» **Exercise instructions**: Quote all of the data that follows exactly as written, skipping the images.

» **Data for this exercise**:
● ● ● ●

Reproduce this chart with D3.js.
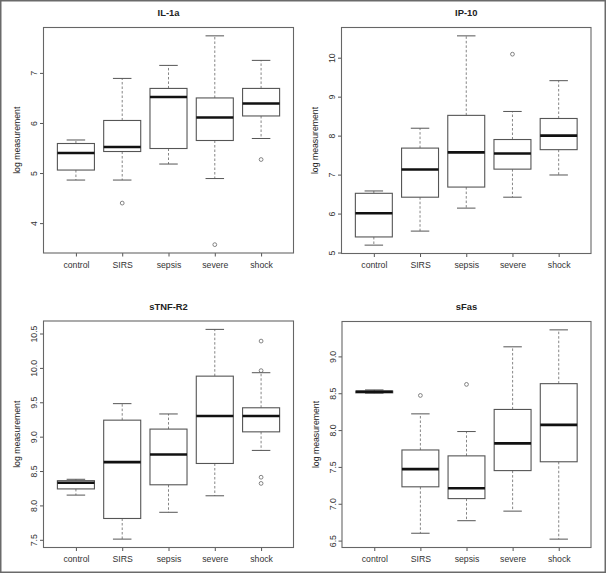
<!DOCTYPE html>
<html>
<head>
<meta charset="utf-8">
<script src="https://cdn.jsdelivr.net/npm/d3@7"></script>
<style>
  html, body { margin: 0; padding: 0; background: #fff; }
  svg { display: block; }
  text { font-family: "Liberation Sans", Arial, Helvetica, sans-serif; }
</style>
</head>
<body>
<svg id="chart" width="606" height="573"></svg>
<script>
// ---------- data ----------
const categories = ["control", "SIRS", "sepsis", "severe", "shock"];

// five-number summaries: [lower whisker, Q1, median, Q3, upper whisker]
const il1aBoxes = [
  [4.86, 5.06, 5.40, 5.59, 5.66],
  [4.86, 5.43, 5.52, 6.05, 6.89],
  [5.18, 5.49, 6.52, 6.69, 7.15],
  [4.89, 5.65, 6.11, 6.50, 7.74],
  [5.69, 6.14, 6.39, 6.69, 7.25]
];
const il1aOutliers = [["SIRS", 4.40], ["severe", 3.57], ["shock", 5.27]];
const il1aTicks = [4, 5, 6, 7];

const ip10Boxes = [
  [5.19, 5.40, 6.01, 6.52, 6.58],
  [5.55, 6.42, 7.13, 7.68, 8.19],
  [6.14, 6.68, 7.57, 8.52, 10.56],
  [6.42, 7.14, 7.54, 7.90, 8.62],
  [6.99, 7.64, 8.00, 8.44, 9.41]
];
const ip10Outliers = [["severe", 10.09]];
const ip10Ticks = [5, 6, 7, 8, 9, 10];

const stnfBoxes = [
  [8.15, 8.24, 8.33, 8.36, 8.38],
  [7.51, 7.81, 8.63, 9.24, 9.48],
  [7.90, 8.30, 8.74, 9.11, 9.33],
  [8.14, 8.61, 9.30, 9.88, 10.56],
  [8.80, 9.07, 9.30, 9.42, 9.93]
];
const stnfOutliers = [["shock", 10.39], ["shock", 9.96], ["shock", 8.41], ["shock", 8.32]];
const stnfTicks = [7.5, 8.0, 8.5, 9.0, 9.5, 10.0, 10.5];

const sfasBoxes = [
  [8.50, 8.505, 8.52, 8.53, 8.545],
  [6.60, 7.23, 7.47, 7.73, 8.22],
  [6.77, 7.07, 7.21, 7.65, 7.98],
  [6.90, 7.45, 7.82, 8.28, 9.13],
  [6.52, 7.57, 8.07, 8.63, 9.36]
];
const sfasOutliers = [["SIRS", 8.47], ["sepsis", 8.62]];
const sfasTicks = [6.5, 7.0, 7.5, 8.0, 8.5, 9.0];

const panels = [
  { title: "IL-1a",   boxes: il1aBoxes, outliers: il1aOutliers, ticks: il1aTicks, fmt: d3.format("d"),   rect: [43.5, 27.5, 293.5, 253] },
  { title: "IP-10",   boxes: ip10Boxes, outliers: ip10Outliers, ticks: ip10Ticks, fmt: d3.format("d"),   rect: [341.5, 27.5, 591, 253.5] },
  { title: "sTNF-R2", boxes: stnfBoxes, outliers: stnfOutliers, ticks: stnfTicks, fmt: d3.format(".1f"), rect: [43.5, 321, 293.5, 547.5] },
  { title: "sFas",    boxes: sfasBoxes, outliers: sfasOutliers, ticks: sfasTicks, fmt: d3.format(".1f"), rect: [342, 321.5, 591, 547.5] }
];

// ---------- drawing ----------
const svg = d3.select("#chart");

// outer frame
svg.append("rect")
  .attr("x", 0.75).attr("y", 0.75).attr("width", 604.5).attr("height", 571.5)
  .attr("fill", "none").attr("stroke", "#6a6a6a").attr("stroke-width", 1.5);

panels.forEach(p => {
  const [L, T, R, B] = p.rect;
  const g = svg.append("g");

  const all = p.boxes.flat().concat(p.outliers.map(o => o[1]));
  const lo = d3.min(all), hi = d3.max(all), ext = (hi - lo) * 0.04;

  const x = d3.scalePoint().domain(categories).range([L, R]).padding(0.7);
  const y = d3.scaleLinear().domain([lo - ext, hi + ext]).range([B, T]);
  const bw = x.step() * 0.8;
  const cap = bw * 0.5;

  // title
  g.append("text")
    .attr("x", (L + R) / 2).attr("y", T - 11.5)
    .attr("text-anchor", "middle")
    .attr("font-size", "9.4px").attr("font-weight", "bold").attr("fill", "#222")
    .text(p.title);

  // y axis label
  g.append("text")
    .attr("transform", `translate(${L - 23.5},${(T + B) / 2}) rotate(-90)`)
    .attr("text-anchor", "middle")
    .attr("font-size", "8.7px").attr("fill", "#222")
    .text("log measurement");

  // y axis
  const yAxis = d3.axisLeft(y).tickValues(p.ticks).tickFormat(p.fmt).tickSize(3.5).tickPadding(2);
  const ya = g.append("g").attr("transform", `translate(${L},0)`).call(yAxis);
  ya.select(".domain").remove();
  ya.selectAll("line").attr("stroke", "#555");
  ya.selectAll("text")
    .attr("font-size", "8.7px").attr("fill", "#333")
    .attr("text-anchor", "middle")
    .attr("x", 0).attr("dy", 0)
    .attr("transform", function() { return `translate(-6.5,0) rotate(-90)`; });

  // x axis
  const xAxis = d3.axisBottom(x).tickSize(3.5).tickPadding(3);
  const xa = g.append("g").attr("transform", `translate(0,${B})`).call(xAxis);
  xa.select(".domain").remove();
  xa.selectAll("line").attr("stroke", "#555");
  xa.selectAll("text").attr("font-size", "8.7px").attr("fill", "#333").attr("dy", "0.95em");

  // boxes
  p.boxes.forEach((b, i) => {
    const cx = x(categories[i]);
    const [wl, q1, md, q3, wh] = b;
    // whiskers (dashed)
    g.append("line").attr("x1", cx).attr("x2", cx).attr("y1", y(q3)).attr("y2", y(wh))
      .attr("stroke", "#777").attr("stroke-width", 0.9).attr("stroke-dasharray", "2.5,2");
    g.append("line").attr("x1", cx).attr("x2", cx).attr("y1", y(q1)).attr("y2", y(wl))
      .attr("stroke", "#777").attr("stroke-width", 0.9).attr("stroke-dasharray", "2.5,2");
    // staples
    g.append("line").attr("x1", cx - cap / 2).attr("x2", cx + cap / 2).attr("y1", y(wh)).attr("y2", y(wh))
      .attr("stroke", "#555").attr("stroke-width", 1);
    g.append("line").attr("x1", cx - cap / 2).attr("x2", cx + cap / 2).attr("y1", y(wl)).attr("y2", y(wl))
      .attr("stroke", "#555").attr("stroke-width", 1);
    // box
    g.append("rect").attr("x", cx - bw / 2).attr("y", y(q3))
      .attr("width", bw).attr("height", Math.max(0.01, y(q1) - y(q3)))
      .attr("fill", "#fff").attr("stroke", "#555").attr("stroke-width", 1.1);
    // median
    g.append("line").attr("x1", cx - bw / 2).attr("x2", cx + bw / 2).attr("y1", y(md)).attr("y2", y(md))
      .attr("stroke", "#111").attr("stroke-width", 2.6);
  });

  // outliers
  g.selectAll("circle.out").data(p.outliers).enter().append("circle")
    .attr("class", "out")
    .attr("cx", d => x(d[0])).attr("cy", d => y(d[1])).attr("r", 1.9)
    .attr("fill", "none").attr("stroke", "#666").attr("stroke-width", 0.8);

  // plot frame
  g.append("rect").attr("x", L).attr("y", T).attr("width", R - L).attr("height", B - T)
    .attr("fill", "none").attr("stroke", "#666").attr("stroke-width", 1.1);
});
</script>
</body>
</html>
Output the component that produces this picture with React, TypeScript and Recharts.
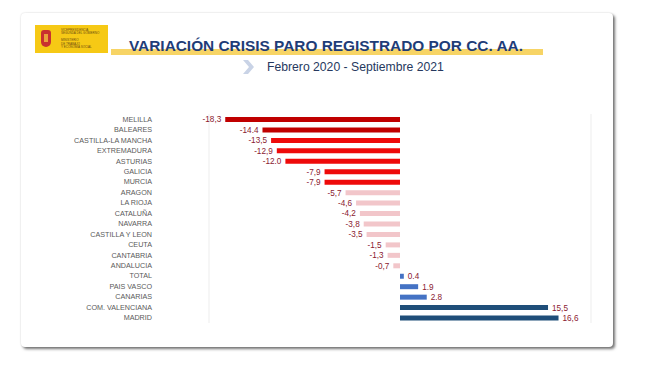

● ● ● ●

» **Result of this exercise**:
Reproduce this chart with D3.js.
<!DOCTYPE html>
<html>
<head>
<meta charset="utf-8">
<script src="https://cdn.jsdelivr.net/npm/d3@7"></script>
<style>
  html, body { margin: 0; padding: 0; background: #fff; }
  svg { display: block; }
  text { font-family: "Liberation Sans", Arial, Helvetica, sans-serif; }
</style>
</head>
<body>
<svg id="chart" width="606" height="573"></svg>
<script>
// ---------- data ----------
const categories = ["control", "SIRS", "sepsis", "severe", "shock"];

// five-number summaries: [lower whisker, Q1, median, Q3, upper whisker]
const il1aBoxes = [
  [4.86, 5.06, 5.40, 5.59, 5.66],
  [4.86, 5.43, 5.52, 6.05, 6.89],
  [5.18, 5.49, 6.52, 6.69, 7.15],
  [4.89, 5.65, 6.11, 6.50, 7.74],
  [5.69, 6.14, 6.39, 6.69, 7.25]
];
const il1aOutliers = [["SIRS", 4.40], ["severe", 3.57], ["shock", 5.27]];
const il1aTicks = [4, 5, 6, 7];

const ip10Boxes = [
  [5.19, 5.40, 6.01, 6.52, 6.58],
  [5.55, 6.42, 7.13, 7.68, 8.19],
  [6.14, 6.68, 7.57, 8.52, 10.56],
  [6.42, 7.14, 7.54, 7.90, 8.62],
  [6.99, 7.64, 8.00, 8.44, 9.41]
];
const ip10Outliers = [["severe", 10.09]];
const ip10Ticks = [5, 6, 7, 8, 9, 10];

const stnfBoxes = [
  [8.15, 8.24, 8.33, 8.36, 8.38],
  [7.51, 7.81, 8.63, 9.24, 9.48],
  [7.90, 8.30, 8.74, 9.11, 9.33],
  [8.14, 8.61, 9.30, 9.88, 10.56],
  [8.80, 9.07, 9.30, 9.42, 9.93]
];
const stnfOutliers = [["shock", 10.39], ["shock", 9.96], ["shock", 8.41], ["shock", 8.32]];
const stnfTicks = [7.5, 8.0, 8.5, 9.0, 9.5, 10.0, 10.5];

const sfasBoxes = [
  [8.50, 8.505, 8.52, 8.53, 8.545],
  [6.60, 7.23, 7.47, 7.73, 8.22],
  [6.77, 7.07, 7.21, 7.65, 7.98],
  [6.90, 7.45, 7.82, 8.28, 9.13],
  [6.52, 7.57, 8.07, 8.63, 9.36]
];
const sfasOutliers = [["SIRS", 8.47], ["sepsis", 8.62]];
const sfasTicks = [6.5, 7.0, 7.5, 8.0, 8.5, 9.0];

const panels = [
  { title: "IL-1a",   boxes: il1aBoxes, outliers: il1aOutliers, ticks: il1aTicks, fmt: d3.format("d"),   rect: [43.5, 27.5, 293.5, 253] },
  { title: "IP-10",   boxes: ip10Boxes, outliers: ip10Outliers, ticks: ip10Ticks, fmt: d3.format("d"),   rect: [341.5, 27.5, 591, 253.5] },
  { title: "sTNF-R2", boxes: stnfBoxes, outliers: stnfOutliers, ticks: stnfTicks, fmt: d3.format(".1f"), rect: [43.5, 321, 293.5, 547.5] },
  { title: "sFas",    boxes: sfasBoxes, outliers: sfasOutliers, ticks: sfasTicks, fmt: d3.format(".1f"), rect: [342, 321.5, 591, 547.5] }
];

// ---------- drawing ----------
const svg = d3.select("#chart");

// outer frame
svg.append("rect")
  .attr("x", 0.75).attr("y", 0.75).attr("width", 604.5).attr("height", 571.5)
  .attr("fill", "none").attr("stroke", "#6a6a6a").attr("stroke-width", 1.5);

panels.forEach(p => {
  const [L, T, R, B] = p.rect;
  const g = svg.append("g");

  const all = p.boxes.flat().concat(p.outliers.map(o => o[1]));
  const lo = d3.min(all), hi = d3.max(all), ext = (hi - lo) * 0.04;

  const x = d3.scalePoint().domain(categories).range([L, R]).padding(0.7);
  const y = d3.scaleLinear().domain([lo - ext, hi + ext]).range([B, T]);
  const bw = x.step() * 0.8;
  const cap = bw * 0.5;

  // title
  g.append("text")
    .attr("x", (L + R) / 2).attr("y", T - 11.5)
    .attr("text-anchor", "middle")
    .attr("font-size", "9.4px").attr("font-weight", "bold").attr("fill", "#222")
    .text(p.title);

  // y axis label
  g.append("text")
    .attr("transform", `translate(${L - 23.5},${(T + B) / 2}) rotate(-90)`)
    .attr("text-anchor", "middle")
    .attr("font-size", "8.7px").attr("fill", "#222")
    .text("log measurement");

  // y axis
  const yAxis = d3.axisLeft(y).tickValues(p.ticks).tickFormat(p.fmt).tickSize(3.5).tickPadding(2);
  const ya = g.append("g").attr("transform", `translate(${L},0)`).call(yAxis);
  ya.select(".domain").remove();
  ya.selectAll("line").attr("stroke", "#555");
  ya.selectAll("text")
    .attr("font-size", "8.7px").attr("fill", "#333")
    .attr("text-anchor", "middle")
    .attr("x", 0).attr("dy", 0)
    .attr("transform", function() { return `translate(-6.5,0) rotate(-90)`; });

  // x axis
  const xAxis = d3.axisBottom(x).tickSize(3.5).tickPadding(3);
  const xa = g.append("g").attr("transform", `translate(0,${B})`).call(xAxis);
  xa.select(".domain").remove();
  xa.selectAll("line").attr("stroke", "#555");
  xa.selectAll("text").attr("font-size", "8.7px").attr("fill", "#333").attr("dy", "0.95em");

  // boxes
  p.boxes.forEach((b, i) => {
    const cx = x(categories[i]);
    const [wl, q1, md, q3, wh] = b;
    // whiskers (dashed)
    g.append("line").attr("x1", cx).attr("x2", cx).attr("y1", y(q3)).attr("y2", y(wh))
      .attr("stroke", "#777").attr("stroke-width", 0.9).attr("stroke-dasharray", "2.5,2");
    g.append("line").attr("x1", cx).attr("x2", cx).attr("y1", y(q1)).attr("y2", y(wl))
      .attr("stroke", "#777").attr("stroke-width", 0.9).attr("stroke-dasharray", "2.5,2");
    // staples
    g.append("line").attr("x1", cx - cap / 2).attr("x2", cx + cap / 2).attr("y1", y(wh)).attr("y2", y(wh))
      .attr("stroke", "#555").attr("stroke-width", 1);
    g.append("line").attr("x1", cx - cap / 2).attr("x2", cx + cap / 2).attr("y1", y(wl)).attr("y2", y(wl))
      .attr("stroke", "#555").attr("stroke-width", 1);
    // box
    g.append("rect").attr("x", cx - bw / 2).attr("y", y(q3))
      .attr("width", bw).attr("height", Math.max(0.01, y(q1) - y(q3)))
      .attr("fill", "#fff").attr("stroke", "#555").attr("stroke-width", 1.1);
    // median
    g.append("line").attr("x1", cx - bw / 2).attr("x2", cx + bw / 2).attr("y1", y(md)).attr("y2", y(md))
      .attr("stroke", "#111").attr("stroke-width", 2.6);
  });

  // outliers
  g.selectAll("circle.out").data(p.outliers).enter().append("circle")
    .attr("class", "out")
    .attr("cx", d => x(d[0])).attr("cy", d => y(d[1])).attr("r", 1.9)
    .attr("fill", "none").attr("stroke", "#666").attr("stroke-width", 0.8);

  // plot frame
  g.append("rect").attr("x", L).attr("y", T).attr("width", R - L).attr("height", B - T)
    .attr("fill", "none").attr("stroke", "#666").attr("stroke-width", 1.1);
});
</script>
</body>
</html>
Output the component that produces this picture with React, TypeScript and Recharts.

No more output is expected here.